• Job:
Go through the entries below and print each one exactly, leaving out pictures.
┏━━
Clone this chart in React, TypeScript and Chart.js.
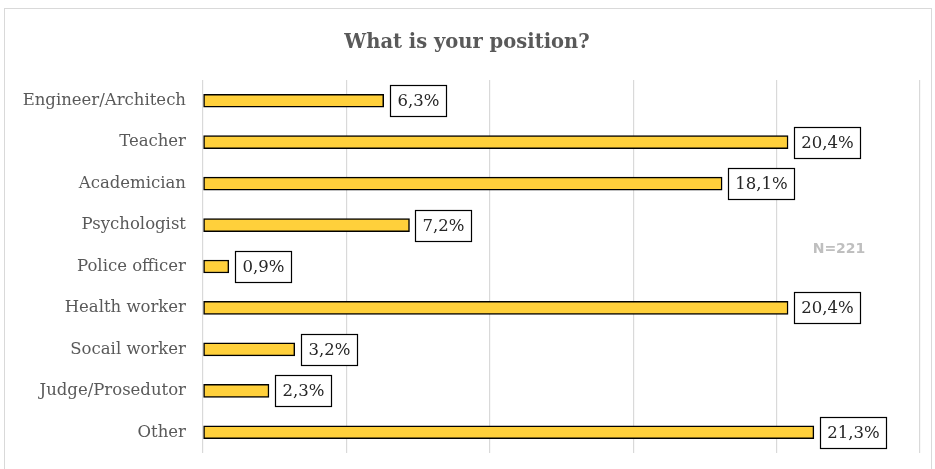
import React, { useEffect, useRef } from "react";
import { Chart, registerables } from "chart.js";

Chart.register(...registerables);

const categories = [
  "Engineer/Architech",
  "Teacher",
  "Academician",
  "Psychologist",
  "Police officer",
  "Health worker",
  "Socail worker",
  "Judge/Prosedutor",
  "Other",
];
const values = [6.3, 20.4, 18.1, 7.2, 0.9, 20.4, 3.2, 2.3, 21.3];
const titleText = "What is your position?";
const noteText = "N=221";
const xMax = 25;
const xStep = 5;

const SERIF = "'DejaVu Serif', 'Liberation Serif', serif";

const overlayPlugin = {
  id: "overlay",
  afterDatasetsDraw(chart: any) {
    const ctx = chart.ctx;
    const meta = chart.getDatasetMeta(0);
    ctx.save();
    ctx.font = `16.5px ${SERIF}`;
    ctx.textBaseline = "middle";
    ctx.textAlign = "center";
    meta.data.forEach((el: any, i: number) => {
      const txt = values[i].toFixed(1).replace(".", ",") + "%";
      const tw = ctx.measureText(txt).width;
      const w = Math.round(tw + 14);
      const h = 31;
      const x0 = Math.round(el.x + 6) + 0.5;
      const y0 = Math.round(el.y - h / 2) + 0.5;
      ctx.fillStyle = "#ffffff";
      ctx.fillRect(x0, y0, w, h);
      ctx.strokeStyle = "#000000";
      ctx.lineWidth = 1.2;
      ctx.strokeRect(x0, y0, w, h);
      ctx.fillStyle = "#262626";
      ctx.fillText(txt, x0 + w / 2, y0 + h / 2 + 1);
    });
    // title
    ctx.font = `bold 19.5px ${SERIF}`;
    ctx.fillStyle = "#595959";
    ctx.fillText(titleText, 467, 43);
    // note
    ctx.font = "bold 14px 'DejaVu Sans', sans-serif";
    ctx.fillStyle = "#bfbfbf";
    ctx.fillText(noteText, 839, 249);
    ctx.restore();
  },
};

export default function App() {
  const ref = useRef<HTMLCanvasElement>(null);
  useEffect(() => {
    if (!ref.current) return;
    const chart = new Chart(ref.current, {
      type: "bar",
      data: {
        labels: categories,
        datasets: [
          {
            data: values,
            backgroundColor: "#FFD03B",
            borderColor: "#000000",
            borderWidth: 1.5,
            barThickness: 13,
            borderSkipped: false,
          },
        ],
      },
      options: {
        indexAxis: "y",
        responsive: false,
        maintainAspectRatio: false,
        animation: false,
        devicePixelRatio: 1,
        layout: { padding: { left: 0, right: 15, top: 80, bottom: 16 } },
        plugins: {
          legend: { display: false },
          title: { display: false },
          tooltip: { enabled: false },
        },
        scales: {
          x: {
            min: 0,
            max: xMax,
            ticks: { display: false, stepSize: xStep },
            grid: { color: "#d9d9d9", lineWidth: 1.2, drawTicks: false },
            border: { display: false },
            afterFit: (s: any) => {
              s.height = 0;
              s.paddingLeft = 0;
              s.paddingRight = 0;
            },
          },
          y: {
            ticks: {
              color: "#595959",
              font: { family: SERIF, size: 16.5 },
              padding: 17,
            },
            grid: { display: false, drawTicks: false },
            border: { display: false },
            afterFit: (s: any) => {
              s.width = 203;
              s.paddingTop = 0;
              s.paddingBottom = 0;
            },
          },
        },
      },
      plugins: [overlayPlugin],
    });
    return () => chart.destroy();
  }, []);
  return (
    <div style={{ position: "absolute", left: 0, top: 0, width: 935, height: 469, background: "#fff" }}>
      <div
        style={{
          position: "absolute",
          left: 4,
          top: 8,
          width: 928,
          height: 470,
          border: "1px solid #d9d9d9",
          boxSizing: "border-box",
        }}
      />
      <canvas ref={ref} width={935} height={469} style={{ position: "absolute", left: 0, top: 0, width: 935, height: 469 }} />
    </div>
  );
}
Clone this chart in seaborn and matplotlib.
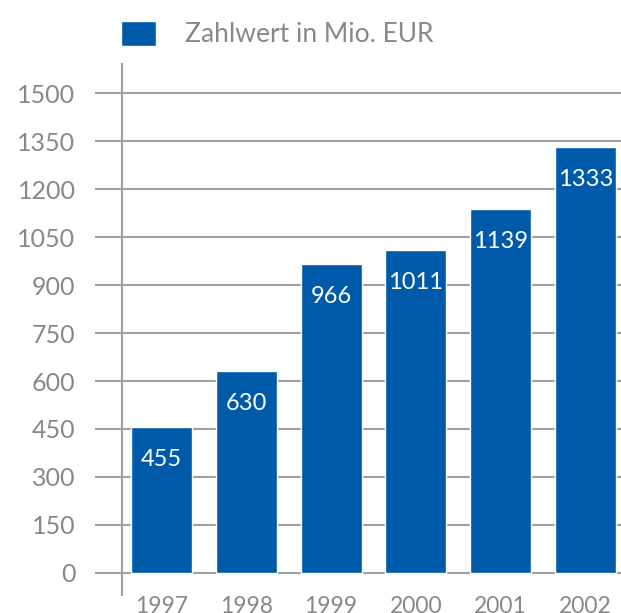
┗━━
• Reply to the task:
Clone this chart in React, TypeScript and Chart.js.
import React, { useEffect, useRef } from "react";
import { Chart, registerables } from "chart.js";

Chart.register(...registerables);

const categories = [
  "Engineer/Architech",
  "Teacher",
  "Academician",
  "Psychologist",
  "Police officer",
  "Health worker",
  "Socail worker",
  "Judge/Prosedutor",
  "Other",
];
const values = [6.3, 20.4, 18.1, 7.2, 0.9, 20.4, 3.2, 2.3, 21.3];
const titleText = "What is your position?";
const noteText = "N=221";
const xMax = 25;
const xStep = 5;

const SERIF = "'DejaVu Serif', 'Liberation Serif', serif";

const overlayPlugin = {
  id: "overlay",
  afterDatasetsDraw(chart: any) {
    const ctx = chart.ctx;
    const meta = chart.getDatasetMeta(0);
    ctx.save();
    ctx.font = `16.5px ${SERIF}`;
    ctx.textBaseline = "middle";
    ctx.textAlign = "center";
    meta.data.forEach((el: any, i: number) => {
      const txt = values[i].toFixed(1).replace(".", ",") + "%";
      const tw = ctx.measureText(txt).width;
      const w = Math.round(tw + 14);
      const h = 31;
      const x0 = Math.round(el.x + 6) + 0.5;
      const y0 = Math.round(el.y - h / 2) + 0.5;
      ctx.fillStyle = "#ffffff";
      ctx.fillRect(x0, y0, w, h);
      ctx.strokeStyle = "#000000";
      ctx.lineWidth = 1.2;
      ctx.strokeRect(x0, y0, w, h);
      ctx.fillStyle = "#262626";
      ctx.fillText(txt, x0 + w / 2, y0 + h / 2 + 1);
    });
    // title
    ctx.font = `bold 19.5px ${SERIF}`;
    ctx.fillStyle = "#595959";
    ctx.fillText(titleText, 467, 43);
    // note
    ctx.font = "bold 14px 'DejaVu Sans', sans-serif";
    ctx.fillStyle = "#bfbfbf";
    ctx.fillText(noteText, 839, 249);
    ctx.restore();
  },
};

export default function App() {
  const ref = useRef<HTMLCanvasElement>(null);
  useEffect(() => {
    if (!ref.current) return;
    const chart = new Chart(ref.current, {
      type: "bar",
      data: {
        labels: categories,
        datasets: [
          {
            data: values,
            backgroundColor: "#FFD03B",
            borderColor: "#000000",
            borderWidth: 1.5,
            barThickness: 13,
            borderSkipped: false,
          },
        ],
      },
      options: {
        indexAxis: "y",
        responsive: false,
        maintainAspectRatio: false,
        animation: false,
        devicePixelRatio: 1,
        layout: { padding: { left: 0, right: 15, top: 80, bottom: 16 } },
        plugins: {
          legend: { display: false },
          title: { display: false },
          tooltip: { enabled: false },
        },
        scales: {
          x: {
            min: 0,
            max: xMax,
            ticks: { display: false, stepSize: xStep },
            grid: { color: "#d9d9d9", lineWidth: 1.2, drawTicks: false },
            border: { display: false },
            afterFit: (s: any) => {
              s.height = 0;
              s.paddingLeft = 0;
              s.paddingRight = 0;
            },
          },
          y: {
            ticks: {
              color: "#595959",
              font: { family: SERIF, size: 16.5 },
              padding: 17,
            },
            grid: { display: false, drawTicks: false },
            border: { display: false },
            afterFit: (s: any) => {
              s.width = 203;
              s.paddingTop = 0;
              s.paddingBottom = 0;
            },
          },
        },
      },
      plugins: [overlayPlugin],
    });
    return () => chart.destroy();
  }, []);
  return (
    <div style={{ position: "absolute", left: 0, top: 0, width: 935, height: 469, background: "#fff" }}>
      <div
        style={{
          position: "absolute",
          left: 4,
          top: 8,
          width: 928,
          height: 470,
          border: "1px solid #d9d9d9",
          boxSizing: "border-box",
        }}
      />
      <canvas ref={ref} width={935} height={469} style={{ position: "absolute", left: 0, top: 0, width: 935, height: 469 }} />
    </div>
  );
}
Clone this chart in seaborn and matplotlib.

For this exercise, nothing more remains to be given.